Since we're on the cusp of Halloween, better beware of the possible return of the dreaded snallygaster, which has periodically been scaring the dickens out of Marylanders since the mid-1700s.

The what?


The snallygaster is a half-bird, half-reptile creature that swoops down from the clouds searching for its prey of small game, farm animals, inattentive pets and even young children.

I turned to Ed Okonowicz, the Elkton author who has written more than 20 books chronicling the ghosts, monsters, apparitions and other weird goings-on that have raised the hair on the backs of the necks of Marylanders and Delawareans since Colonial times.


In his book "Monsters of Maryland," which was published last year by Stackpole Books, Okonowicz spins the tale of the snallygaster.

When German immigrants settled in Western Maryland and Southern Pennsylvania in the 1700s, he wrote, they brought more than their language, music, dances, customs, beer and bratwurst. They also brought their monsters, the snallygaster being one of them.

"Among the most distinctive creatures to settle in and hide among the wooded niches of America's Eastern mountains and valleys is the snallygaster — a fearsome, dragon-like flying beast," he wrote.

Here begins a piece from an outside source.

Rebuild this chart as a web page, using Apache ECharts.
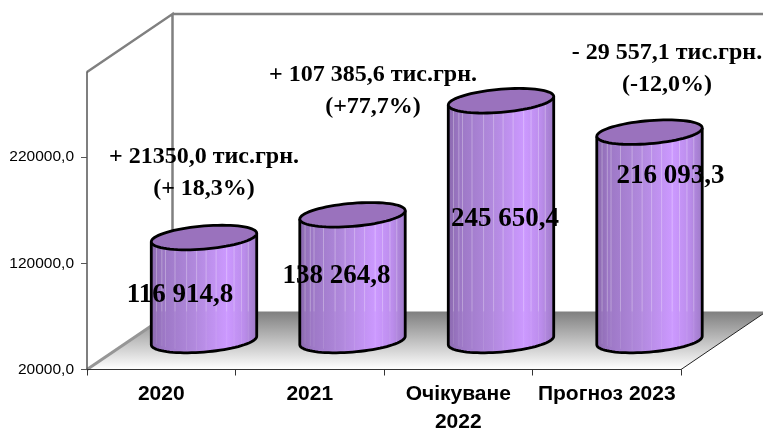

"The creature has been described as having a very long (up to a 25-foot) wingspan, claws with sharp talons made of hot glowing metal. A long, pointed beak, and a third red, blazing eye in the middle of its forehead," he wrote. "Another description tells of a creature that is half-reptile, half-bird, sporting a loud snapping metallic beak lined with razor-sharp teeth, and possessing several octopus-like tentacles."

Okonowicz reports that the snallygaster has a keen sense of smell that aids in helping track down its dinner and emanates an "unpleasant smell."

It derives its unusual name from the German words "schnelle geist" or "schneller geist," which mean "quick spirit" or "fast ghost."

Okonowicz wrote that the snallygaster makes an appearance in the book "Spirits of Frederick," written in 1992 by Alyce T. Weinberg. She points to 1735 as the year the snallygaster first flew onto the scene.

"Since the dragon-flying, child- and animal-snatching monster conducted much of its terrorizing at night, confirmed sightings were rare," wrote Okonowicz. "But the lack of eyeball evidence did not deter country folk from blaming the mountain creature for any misfortune that fell upon the region."


Snallygaster sightings were reported in Maryland newspapers, including this one, as far back as 1906, when one was seen near Frederick.

Even President Theodore Roosevelt had heard the weird tale of the snallygaster and considered postponing an African safari to hunt the hills and mountains of Western Maryland to bag the creature. He later decided Africa was a more important destination.

The snallygaster faded from the scene until 1932, when it was reported that one measuring 14 feet crashed into a moonshiner's mash barrel in the mountains near Middletown and drowned.

But one has to seriously question the validity of this report, considering its source: a moonshiner who might have been performing a little too much quality-control testing on his product.

In 1948, the snallygaster was seen soaring above the spires of Westminster, and in 1973, Maryland State Police began searching Sykesville "for a huge, hairy monster described by residents as a cross between a dwayyo and a snallygaster," The Baltimore Sun reported.

According to lore, the dwayyo hatches from a snallygaster egg and has human traits.


Residents of Sykesville told police that the creature, standing 6 to 7 feet tall with a big bushy tail and black hair, had killed a cow and several dogs, and left behind footprints that measured 131/2 inches long and 6 inches wide.

A woman told the newspaper that she heard it "cry like a baby and then scream like a woman." Several years later, a man told the newspaper that he had been chased by a dwayyo along the banks of the Severn River.

Now, the snallygaster is not to be confused with the "snollygaster," a word that was commonly used in the South beginning in the 1860s to describe a shyster or bad politician.

Probably the last president to employ the term "snollygaster" was Harry Truman, who applied the word in a 1950 letter to Washington Post music critic Paul Hume, who had panned his daughter Margaret's singing.

I called Okonowicz the other day to see if, in his vast experience of exploring and writing about weird things, he had even seen a snallygaster.

"I've never seen one, not even a snallygaster costume," he said. "And if I had seen a real snallygaster, I wouldn't be talking to you right now."